What is Image Annotation?

The performance of Artificial Intelligence is heavily reliant on the accuracy of its training data. 

Image annotation is a key technique used to create training data for computer vision. In order for machines to perceive objects in their surroundings, annotated images are needed to train Machine Learning algorithms to learn to see the world as we do.  

Annotation in Machine Learning is essentially the process of labelling data in the various mediums of images, text or video. The labels are usually predetermined by a machine learning engineer or computer vision scientist, and are chosen to provide the computer vision model information on objects depicted in an image. 

The algorithm would then use the annotated data to learn and recognise similar patterns when presented with fresh, new data.

Depending on the nature of the project, different industries would need different forms of annotation.

Types of image annotation

Bounding Box

Bounding boxes example used in retail AI technology, to ensure the state of the shelves 

The most commonly used and simplest type of image annotation is the bounding box.
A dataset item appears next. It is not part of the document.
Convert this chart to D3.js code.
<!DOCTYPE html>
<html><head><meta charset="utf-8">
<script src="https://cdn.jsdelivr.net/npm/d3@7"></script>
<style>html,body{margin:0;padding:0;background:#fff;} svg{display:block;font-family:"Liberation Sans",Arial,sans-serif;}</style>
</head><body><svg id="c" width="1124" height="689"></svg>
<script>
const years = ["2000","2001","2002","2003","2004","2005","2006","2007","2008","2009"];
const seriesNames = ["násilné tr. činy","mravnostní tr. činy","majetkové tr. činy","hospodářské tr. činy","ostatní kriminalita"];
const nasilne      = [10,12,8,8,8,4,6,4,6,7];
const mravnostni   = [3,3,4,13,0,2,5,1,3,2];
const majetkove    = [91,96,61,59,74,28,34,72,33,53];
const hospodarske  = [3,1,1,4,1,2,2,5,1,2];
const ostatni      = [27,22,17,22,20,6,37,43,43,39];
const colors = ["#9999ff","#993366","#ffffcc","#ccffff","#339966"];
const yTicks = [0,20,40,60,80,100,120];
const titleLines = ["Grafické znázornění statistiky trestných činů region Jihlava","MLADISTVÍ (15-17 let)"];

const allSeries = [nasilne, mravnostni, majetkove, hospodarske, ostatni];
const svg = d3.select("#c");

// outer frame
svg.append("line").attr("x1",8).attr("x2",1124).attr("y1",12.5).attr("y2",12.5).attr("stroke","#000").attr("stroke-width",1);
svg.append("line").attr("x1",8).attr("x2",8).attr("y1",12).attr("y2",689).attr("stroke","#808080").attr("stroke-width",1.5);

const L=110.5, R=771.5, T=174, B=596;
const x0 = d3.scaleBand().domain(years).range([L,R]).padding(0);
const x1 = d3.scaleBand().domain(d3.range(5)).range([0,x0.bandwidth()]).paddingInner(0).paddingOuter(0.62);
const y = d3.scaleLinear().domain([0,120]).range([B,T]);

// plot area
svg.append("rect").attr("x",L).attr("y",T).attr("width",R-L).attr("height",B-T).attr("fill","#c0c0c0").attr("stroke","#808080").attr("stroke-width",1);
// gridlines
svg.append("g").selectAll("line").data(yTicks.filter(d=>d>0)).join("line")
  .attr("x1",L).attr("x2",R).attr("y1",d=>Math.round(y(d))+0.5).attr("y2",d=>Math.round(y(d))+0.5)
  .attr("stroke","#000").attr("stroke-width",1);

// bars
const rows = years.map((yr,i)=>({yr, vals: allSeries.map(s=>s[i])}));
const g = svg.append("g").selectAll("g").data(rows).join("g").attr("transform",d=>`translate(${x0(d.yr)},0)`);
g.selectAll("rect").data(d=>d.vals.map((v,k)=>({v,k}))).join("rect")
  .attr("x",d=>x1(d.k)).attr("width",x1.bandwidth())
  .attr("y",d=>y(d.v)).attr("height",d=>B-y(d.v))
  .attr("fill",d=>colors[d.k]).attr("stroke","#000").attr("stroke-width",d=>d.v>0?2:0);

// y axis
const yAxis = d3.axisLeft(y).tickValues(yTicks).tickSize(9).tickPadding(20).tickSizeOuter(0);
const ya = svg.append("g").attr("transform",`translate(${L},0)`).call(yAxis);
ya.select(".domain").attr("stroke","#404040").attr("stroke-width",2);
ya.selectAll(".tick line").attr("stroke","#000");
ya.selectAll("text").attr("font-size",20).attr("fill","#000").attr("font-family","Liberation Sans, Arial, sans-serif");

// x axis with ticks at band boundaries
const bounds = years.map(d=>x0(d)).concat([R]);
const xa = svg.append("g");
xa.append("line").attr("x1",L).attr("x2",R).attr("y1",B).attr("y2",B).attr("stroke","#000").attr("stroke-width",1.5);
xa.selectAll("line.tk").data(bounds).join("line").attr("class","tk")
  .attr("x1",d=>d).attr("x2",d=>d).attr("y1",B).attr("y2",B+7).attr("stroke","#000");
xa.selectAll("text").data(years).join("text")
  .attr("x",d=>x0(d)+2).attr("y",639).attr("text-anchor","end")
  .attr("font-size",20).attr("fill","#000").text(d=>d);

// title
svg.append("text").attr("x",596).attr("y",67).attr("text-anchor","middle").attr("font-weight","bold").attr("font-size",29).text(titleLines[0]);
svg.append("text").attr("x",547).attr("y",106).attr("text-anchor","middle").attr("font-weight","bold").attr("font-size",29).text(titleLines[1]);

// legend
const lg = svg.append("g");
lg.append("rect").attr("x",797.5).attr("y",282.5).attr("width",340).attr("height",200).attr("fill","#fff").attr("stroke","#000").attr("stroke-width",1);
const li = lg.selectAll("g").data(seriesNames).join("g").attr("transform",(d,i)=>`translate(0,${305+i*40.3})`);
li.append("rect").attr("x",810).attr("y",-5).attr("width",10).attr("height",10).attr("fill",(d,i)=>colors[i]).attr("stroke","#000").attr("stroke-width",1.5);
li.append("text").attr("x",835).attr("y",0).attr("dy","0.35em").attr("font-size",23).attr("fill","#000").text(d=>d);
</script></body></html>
This form of annotation requires labellers to draw a box as close as possible to the edges of key objects within the image. Usage of the 2D bounding boxes is often found in object classification, localization and detection for various industries such as retail, ecommerce and healthcare. 

Polygon annotation

Example of Polygon Annotation used in Agritech

Polygon annotation is important because not every object may fit precisely in a bounding box. It’s usually used for more precise annotation for items that are irregularly shaped, for example non-symmetrical objects in aerial images such as fruits, trees, landmarks or houses. Polygon annotation usually requires a high level of precision from the labeller. 

Line annotation

Line annotation as the name suggests involves the annotation of mainly lines and splines, which are used to draw boundaries in a region of an image. It is primarily used when a section that needs to be delineated is too small or thin and isn’t achievable by bounding box. Line annotation is commonly used to label data for autonomous vehicles. 
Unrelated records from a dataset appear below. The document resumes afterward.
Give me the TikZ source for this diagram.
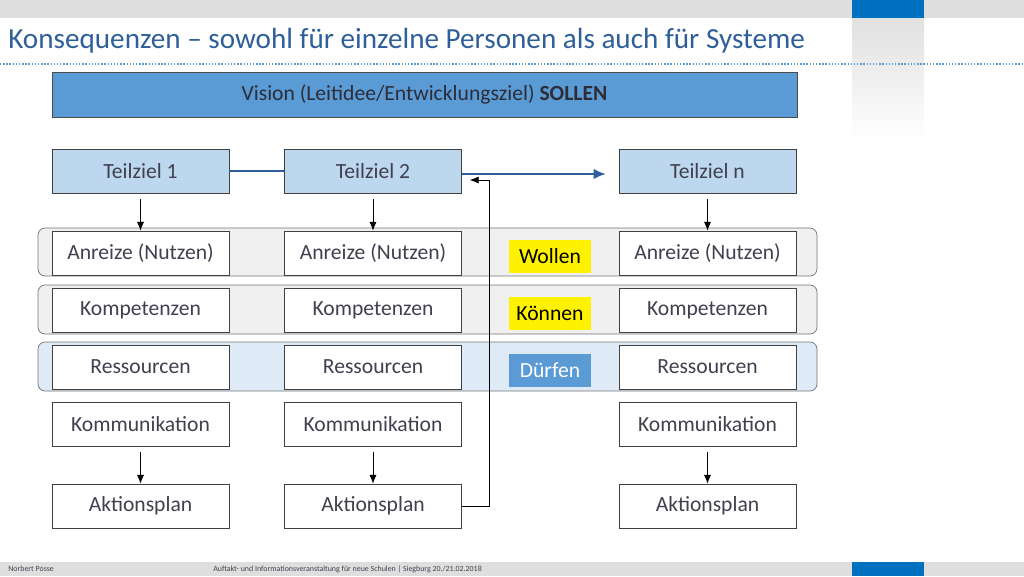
\documentclass[tikz,border=0pt]{standalone}
\usepackage{fontspec}
\setmainfont{Carlito}
\usetikzlibrary{arrows.meta,positioning}
\definecolor{titleblue}{RGB}{46,95,154}
\definecolor{visionblue}{RGB}{91,155,213}
\definecolor{cornerblue}{RGB}{0,112,192}
\definecolor{goalblue}{RGB}{189,215,238}
\definecolor{bandblue}{RGB}{222,235,247}
\definecolor{textgray}{RGB}{64,64,80}
\tikzset{
  box/.style={draw=black!75, fill=white, minimum width=3.54cm, minimum height=0.88cm, inner sep=0pt, font=\fontsize{12.3}{14}\selectfont, text=textgray},
  goal/.style={box, fill=goalblue},
  band/.style={draw=black!55, rounded corners=4pt, fill=black!6},
  tag/.style={minimum width=1.64cm, minimum height=0.66cm, inner sep=0pt, font=\fontsize{12.3}{14}\selectfont},
  down/.style={-{Latex[length=5pt,width=4pt]}, thin},
  flow/.style={-{Latex[length=7pt,width=6pt]}, line width=1.6pt, draw=titleblue},
}
\begin{document}
\begin{tikzpicture}[x=0.02cm, y=-0.02cm]
  \useasboundingbox (0,0) rectangle (1024,576);
  % frame of the slide
  \fill[black!13] (0,0) rectangle (1024,18);
  \fill[black!13] (0,562) rectangle (1024,576);
  \shade[top color=black!12, bottom color=white] (852,18) rectangle (924,140);
  \fill[cornerblue] (852,0) rectangle (924,18);
  \fill[cornerblue] (852,562) rectangle (924,576);
  \node[anchor=west, text=titleblue, font=\fontsize{16.6}{19}\selectfont, inner sep=0pt] (title) at (8,41) {Konsequenzen -- sowohl für einzelne Personen als auch für Systeme};
  \draw[visionblue, densely dotted, line width=0.8pt] (0,64) -- (1024,64);
  \node[anchor=west, font=\fontsize{4.5}{5}\selectfont, text=textgray, inner sep=0pt] (author) at (8,569) {Norbert Posse};
  \node[anchor=west, font=\fontsize{4.5}{5}\selectfont, text=textgray, inner sep=0pt] (event) at (213,569) {Auftakt- und Informationsveranstaltung für neue Schulen | Siegburg 20./21.02.2018};

  % vision
  \node[draw=black!70, fill=visionblue, minimum width=14.9cm, minimum height=0.9cm, inner sep=0pt, font=\fontsize{12.3}{14}\selectfont, text=textgray!70!black] (vision) at (424.5,94.5) {Vision (Leitidee/Entwicklungsziel) \textbf{SOLLEN}};

  % bands
  \draw[band] (38,228) rectangle (817,276);
  \draw[band] (38,285) rectangle (817,334);
  \draw[band, fill=bandblue] (38,342) rectangle (817,391);

  % columns
  \foreach \c/\x/\n in {a/140.5/1, b/373/2, c/707.5/n} {
    \node[goal] (goal\c) at (\x,171) {Teilziel \n};
    \node[box] (nutz\c) at (\x,253) {Anreize (Nutzen)};
    \node[box] (komp\c) at (\x,310) {Kompetenzen};
    \node[box] (ress\c) at (\x,367) {Ressourcen};
    \node[box] (komm\c) at (\x,424) {Kommunikation};
    \node[box] (plan\c) at (\x,506) {Aktionsplan};
    \draw[down] ([yshift=-0.12cm]goal\c.south) -- (nutz\c.north);
    \draw[down] ([yshift=-0.12cm]komm\c.south) -- (plan\c.north);
  }

  % tags
  \node[tag, fill=yellow] (wollen) at (550,256) {Wollen};
  \node[tag, fill=yellow] (koennen) at (550,313) {Können};
  \node[tag, fill=visionblue, text=white] (duerfen) at (550,370) {Dürfen};

  % connectors
  \draw[line width=1.6pt, titleblue] (goala.east) -- (goalb.west);
  \coordinate (arrowend) at (606,174);
  \draw[flow] (goalb.east |- arrowend) -- (arrowend);
  \coordinate (back) at (489,180);
  \draw[down] (planb.east) -| (back) -- ([xshift=0.16cm]goalb.east |- back);
\end{tikzpicture}
\end{document}
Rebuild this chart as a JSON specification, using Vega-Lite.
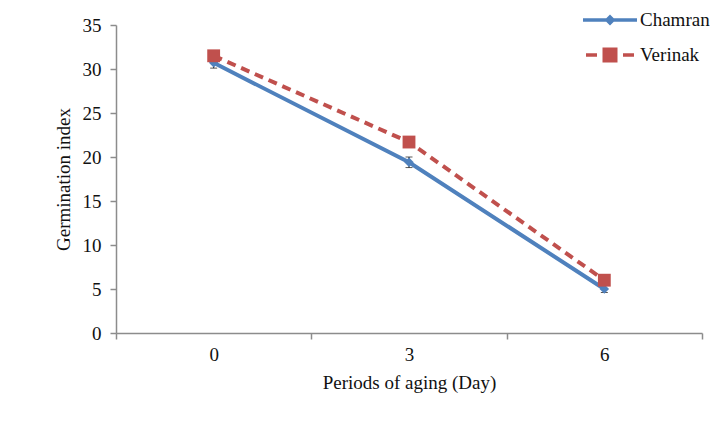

The lines are used to train vehicle perception models for lane detection. Dissimilar to the bounding box, it avoids white space and additional noise.

Point annotation

Point annotation involves the accurate plotting of key points at specified location on an image.This form of annotation is most commonly used for facial recognition and sentiment analysis. By identifying and following the movement of landmark points on facial expression, machine learning algorithms can detect emotions through predictive reading. 
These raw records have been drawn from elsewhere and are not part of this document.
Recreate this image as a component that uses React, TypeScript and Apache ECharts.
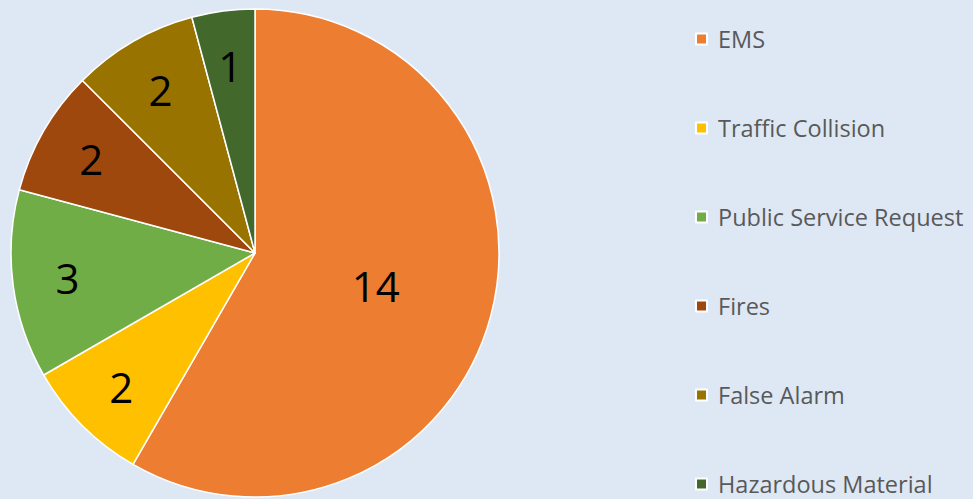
import React, { useEffect, useRef } from "react";
import * as echarts from "echarts";

const categories = [
  "EMS",
  "Traffic Collision",
  "Public Service Request",
  "Fires",
  "False Alarm",
  "Hazardous Material",
];
const values = [14, 2, 3, 2, 2, 1];
const colors = ["#ED7D31", "#FFC000", "#70AD47", "#9E480E", "#997300", "#43682B"];

export default function App() {
  const ref = useRef<HTMLDivElement>(null);
  useEffect(() => {
    document.body.style.margin = "0";
    const chart = echarts.init(ref.current!, null, { renderer: "svg" });
    const labelFont = {
      fontFamily: "'Open Sans', sans-serif",
      fontSize: 42,
      color: "#000000",
    };
    chart.setOption({
      animation: false,
      backgroundColor: "#DEE8F4",
      color: colors,
      legend: {
        orient: "vertical",
        left: 695,
        top: 27,
        bottom: 0,
        padding: 0,
        itemWidth: 11,
        itemHeight: 11,
        itemGap: 65,
        icon: "rect",
        data: categories,
        textStyle: {
          fontFamily: "'Open Sans', sans-serif",
          fontSize: 23.5,
          lineHeight: 24,
          color: "#595959",
          padding: [0, 0, 0, 6],
        },
      },
      series: [
        {
          type: "pie",
          center: [255, 253],
          radius: [0, 244],
          startAngle: 90,
          clockwise: true,
          silent: true,
          itemStyle: { borderColor: "#ffffff", borderWidth: 1.5 },
          labelLine: { show: false },
          data: categories.map((name, i) => ({
            name,
            value: values[i],
            itemStyle: { color: colors[i] },
            label: {
              show: i === 0,
              position: "inside",
              formatter: "{c}",
              ...labelFont,
            },
          })),
        },
        {
          type: "pie",
          center: [255, 253],
          radius: [128, 244],
          startAngle: 90,
          clockwise: true,
          silent: true,
          z: 5,
          itemStyle: { color: "rgba(0,0,0,0)", borderWidth: 0 },
          labelLine: { show: false },
          data: categories.map((name, i) => ({
            name,
            value: values[i],
            itemStyle: { color: "rgba(0,0,0,0)" },
            label: {
              show: i !== 0,
              position: "inside",
              formatter: "{c}",
              ...labelFont,
            },
          })),
        },
      ],
    });
    return () => chart.dispose();
  }, []);
  return (
    <div
      ref={ref}
      style={{ position: "fixed", left: 0, top: 0, width: 973, height: 499 }}
    />
  );
}
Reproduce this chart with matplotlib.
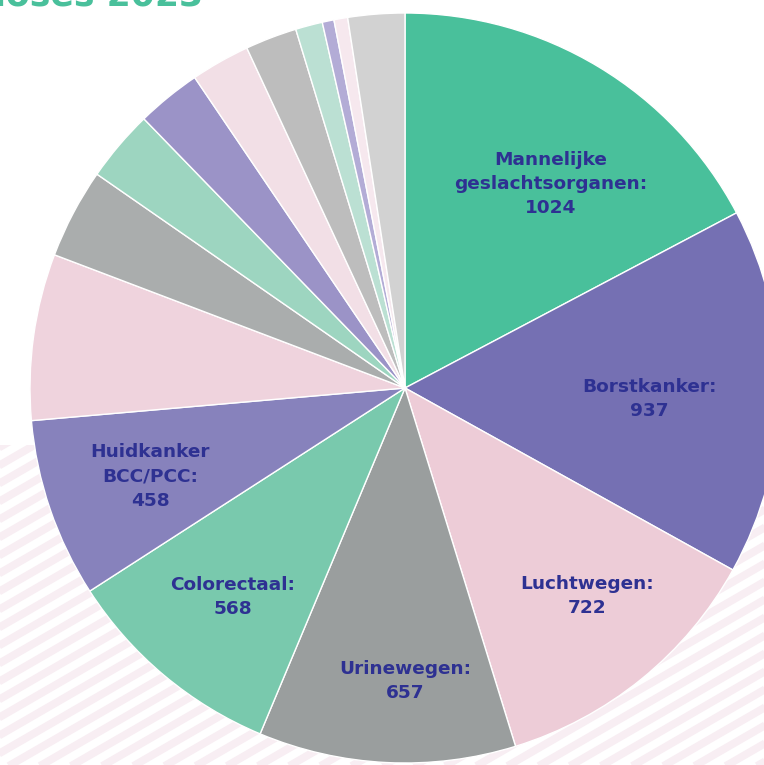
import numpy as np
import matplotlib
matplotlib.use("Agg")
import matplotlib.pyplot as plt
from matplotlib.patches import Rectangle

# ---- data ----
categories = ["Mannelijke\ngeslachtsorganen", "Borstkanker", "Luchtwegen", "Urinewegen",
              "Colorectaal", "Huidkanker\nBCC/PCC", "", "", "", "", "", "", "", "", "", ""]
values = [1024, 937, 722, 657, 568, 458, 425, 230, 183, 165, 151, 132, 69, 30, 35, 145]
colors = ["#49C09B", "#7570B3", "#EDCCD7", "#9A9E9E", "#79C9AD", "#8782BC",
          "#EFD3DD", "#AAADAD", "#9DD5C0", "#9B93C7", "#F2DFE6", "#BDBDBD",
          "#BBE0D3", "#B3ACD6", "#F6E8EE", "#D2D2D2"]
title = "Diagnoses 2023"

# ---- style / layout ----
W, H = 764, 765
cx, cy, R = 405, 377, 375
label_r = [0.669, 0.653, 0.736, 0.781, 0.723, 0.72]
label_dang = [-4.5, -2.0, 2.1, 2.8, 0.5, 0.3]
text_color = "#2E3192"

fig = plt.figure(figsize=(W / 100, H / 100), dpi=100)
ax = fig.add_axes([0, 0, 1, 1])

# background stripes
clip = Rectangle((0, 0), W, H - 445, transform=ax.transData, facecolor="none", edgecolor="none")
ax.add_patch(clip)
ang = np.deg2rad(30)
period = 18.0
for b in np.arange(-600, 800, period):
    xs = np.array([-50, W + 50])
    ys = b + np.tan(ang) * xs
    ln, = ax.plot(xs, ys, color="#F8EEF3", lw=5.6, solid_capstyle="butt", zorder=0)
    ln.set_clip_path(clip)

wedges, _ = ax.pie(values, colors=colors, startangle=90, counterclock=False,
                   radius=R, center=(cx, cy),
                   wedgeprops=dict(edgecolor="white", linewidth=1.0))
for w in wedges:
    w.set_zorder(2)

for i in range(6):
    w = wedges[i]
    mid = 0.5 * (w.theta1 + w.theta2) + label_dang[i]
    r = label_r[i] * R
    x = cx + r * np.cos(np.deg2rad(mid))
    y = cy + r * np.sin(np.deg2rad(mid))
    ax.text(x, y, f"{categories[i]}:\n{values[i]}", ha="center", va="center",
            fontsize=13.3, fontweight="bold", color=text_color, zorder=3,
            linespacing=1.45, family="DejaVu Sans")

ax.text(203, H - 6, title, ha="right", va="baseline", fontsize=25,
        fontweight="heavy", color="#49C09B", zorder=3)

ax.set_xlim(0, W)
ax.set_ylim(0, H)
ax.set_aspect("auto")
ax.axis("off")
fig.savefig("out.png", dpi=100)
Point annotation is used to help machines in detecting and identifying facial expressions and emotions in sentiment analysis.

Semantic Segmentation

Autonomous vehicles are able to detect the edges of nearby objects with semantic segmentation

Semantic Segmentation is the task of separating an image into multiple sections and classifying every pixel in each segment to a corresponding class label of what it represents (i.e, pedestrian, car, lamp post). This gives machines a comprehensive understanding of every pixel of a scene in an image.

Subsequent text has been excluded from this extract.